Product Relationships: Understanding which products are often bought together can help in inventory management and reducing out-of-stock situations for commonly paired items.

Strategic Decisions: Retailers can use these insights for making data-driven decisions regarding pricing, promotions, and store layout to enhance customer experience and boost sales.

# Interview Questions:
**1.	What is lift and why is it important in Association rules?**

Ans - Lift is used to compare the strength of the association between two items to the expected strength of the association if the items were independent. A lift value greater than 1 indicates that the association between two items is stronger than expected based on the frequency of the individual items.

Formula:
Lift (X→Y) = Support(X∪Y) / Support(X) × Support(Y)

Importance:

Interpretation of Relationships: Lift helps identify the strength and direction of the relationship between items. A lift value greater than 1 suggests that the occurrence of the antecedent (X) increases the likelihood of the consequent (Y), indicating a positive association. Conversely, a lift value less than 1 suggests a negative association.                                                 
Comparison to Randomness: Lift allows us to compare the rule against what would be expected by chance. If lift is exactly 1, it implies no correlation, meaning the items are independent of each other.                                         
Decision-Making: In retail or marketing, a high lift value can be used to make decisions about product placement, bundling, and promotions, as it signifies strong relationships between products.


**2.	What is support and Confidence. How do you calculate them?**

Support and Confidence are fundamental metrics used in association rule mining to evaluate the usefulness and reliability of rules.

**Support:**

Def: Support is the proportion of transactions in the dataset that contain a specific itemset.

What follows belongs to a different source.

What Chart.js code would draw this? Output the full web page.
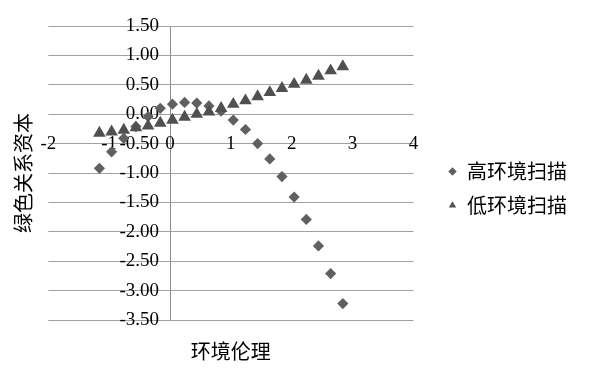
<!DOCTYPE html>
<html><head><meta charset="utf-8">
<script src="https://cdn.jsdelivr.net/npm/chart.js@4.4.1/dist/chart.umd.min.js"></script>
<style>html,body{margin:0;padding:0;background:#fff}canvas{display:block}</style>
</head><body>
<canvas id="c" width="590" height="382"></canvas>
<script>
const xValues = [-1.16, -0.96, -0.76, -0.56, -0.36, -0.16, 0.04, 0.24, 0.44, 0.64, 0.84, 1.04, 1.24, 1.44, 1.64, 1.84, 2.04, 2.24, 2.44, 2.64, 2.84];
const highScan = [-0.92, -0.64, -0.41, -0.21, -0.04, 0.10, 0.17, 0.20, 0.19, 0.14, 0.05, -0.10, -0.26, -0.50, -0.76, -1.06, -1.41, -1.79, -2.24, -2.71, -3.22];
const lowScan = [-0.32, -0.30, -0.27, -0.23, -0.20, -0.15, -0.10, -0.05, 0.00, 0.04, 0.10, 0.17, 0.23, 0.30, 0.37, 0.44, 0.51, 0.58, 0.65, 0.74, 0.81];
const seriesNames = ['高环境扫描', '低环境扫描'];
const xTickLabels = ['-2', '-1', '0', '1', '2', '3', '4'];
const yTickLabels = ['-3.50', '-3.00', '-2.50', '-2.00', '-1.50', '-1.00', '-0.50', '0.00', '0.50', '1.00', '1.50'];
const xAxisTitle = '环境伦理';
const yAxisTitle = '绿色关系资本';

const toPoints = (xs, ys) => xs.map((x, i) => ({x: x, y: ys[i]}));
const serif = '"Liberation Serif", "Times New Roman", serif';
const cjk = '"Noto Sans CJK SC", sans-serif';
const hidden = {display: true, min: 0, max: 1, ticks: {display: false}, grid: {display: false}, border: {display: false}};

new Chart(document.getElementById('c'), {
  type: 'scatter',
  data: {
    datasets: [
      {label: seriesNames[0], data: toPoints(xValues, highScan), pointStyle: 'rectRot', pointRadius: 5.6, pointHoverRadius: 5.6,
       backgroundColor: '#606060', borderColor: '#606060', pointBorderWidth: 0, order: 1},
      {label: seriesNames[1], data: toPoints(xValues, lowScan), pointStyle: 'triangle', pointRadius: 7.3, pointHoverRadius: 7.3,
       backgroundColor: '#505050', borderColor: '#505050', pointBorderWidth: 0, order: 0}
    ]
  },
  options: {
    responsive: false,
    animation: false,
    events: [],
    layout: {padding: {left: 0, right: 13, top: 0, bottom: 5}},
    plugins: {
      tooltip: {enabled: false},
      title: {display: false},
      legend: {
        position: 'right', align: 'center', fullSize: true, maxWidth: 220,
        labels: {usePointStyle: true, boxWidth: 9, boxHeight: 6, padding: 14, color: '#000', font: {family: cjk, size: 20},
                 sort: (a, b) => a.datasetIndex - b.datasetIndex}
      }
    },
    scales: {
      x: {
        type: 'linear', min: -2, max: 4, position: {y: -0.31},
        ticks: {stepSize: 1, padding: 0, autoSkip: false, maxRotation: 0, color: '#000', font: {family: serif, size: 19},
                callback: (v, i) => xTickLabels[i]},
        grid: {display: true, drawTicks: false, lineWidth: 1,
               color: c => (c.tick && c.tick.value === 0) ? '#8c8c8c' : 'rgba(0,0,0,0)'},
        border: {display: false}
      },
      y: {
        type: 'linear', min: -3.5, max: 1.5, position: {x: -0.18},
        ticks: {stepSize: 0.5, padding: 0, autoSkip: false, color: '#000', font: {family: serif, size: 19},
                callback: (v, i) => yTickLabels[i]},
        grid: {drawTicks: false, color: '#a0a0a0', lineWidth: 1},
        border: {display: false}
      },
      yTitleAxis: Object.assign({}, hidden, {axis: 'y', type: 'linear', position: 'left',
        title: {display: true, text: yAxisTitle, color: '#000', font: {family: cjk, size: 20}, padding: {top: 11, bottom: 0}},
        afterFit: s => { s.width = 48.3; }}),
      xTitleAxis: Object.assign({}, hidden, {axis: 'x', type: 'linear', position: 'bottom',
        title: {display: true, text: xAxisTitle, color: '#000', font: {family: cjk, size: 20}, padding: {top: 0, bottom: 13.4}},
        afterFit: s => { s.height = 57; }}),
      xTopPad: Object.assign({}, hidden, {axis: 'x', type: 'linear', position: 'top', afterFit: s => { s.height = 26; }}),
      yRightPad: Object.assign({}, hidden, {axis: 'y', type: 'linear', position: 'right', afterFit: s => { s.width = 20.6; }})
    }
  }
});
</script>
</body></html>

It gives an idea of how frequently an itemset appears in the dataset.

Formula:
Support(X)= Number of transactions containing X / Total number of transactions

Ex: If "milk" appears in 200 out of 1000 transactions, the support for "milk" is 0.2 (or 20%).

**Confidence:**

Def: Confidence is the proportion of transactions containing item X that also contain item Y. It measures the reliability of the inference made by the rule.

Formula:  Confidence(X→Y) = Support(X∪Y) / Support(X)

Ex: If out of 200 transactions containing "milk," 150 also contain "bread," the confidence of the rule "milk -> bread" is 150/200 = 0.75 (or 75%).

**Why These Metrics Matter :**

Support helps filter out the less common itemsets, focusing on those that occur frequently.                                                                      
Confidence indicates the likelihood that the rule will be true in future data.


**3.	What are some limitations or challenges of Association rules mining?**

Limitations or Challenges :

**Data Sparsity:**

Challenge: In large datasets, many itemsets might have low support, leading to sparse data. This makes it challenging to find meaningful patterns.              
Solution: Adjusting support thresholds or using dimensionality reduction techniques can help manage sparsity.

**Interpretability of Rules:**

Challenge: As the number of generated rules increases, it becomes difficult to interpret and use them effectively. Not all rules will be actionable or interesting.                                                                    
Solution: Post-processing techniques like pruning based on lift or using additional metrics like conviction can help narrow down to the most meaningful rules.

**Setting Thresholds:**

Challenge: Deciding on appropriate support, confidence, and lift thresholds can be tricky. Too high a threshold might miss interesting patterns, while too low might result in an overwhelming number of rules.                                 
Solution: Experimentation and domain knowledge are crucial in setting these thresholds.

**Interpretation in Context:**

Challenge: The context in which items are associated matters. A rule that makes sense in one context might be meaningless in another.                            
Solution: Contextual analysis and domain knowledge are necessary to interpret and act on the discovered rules effectively.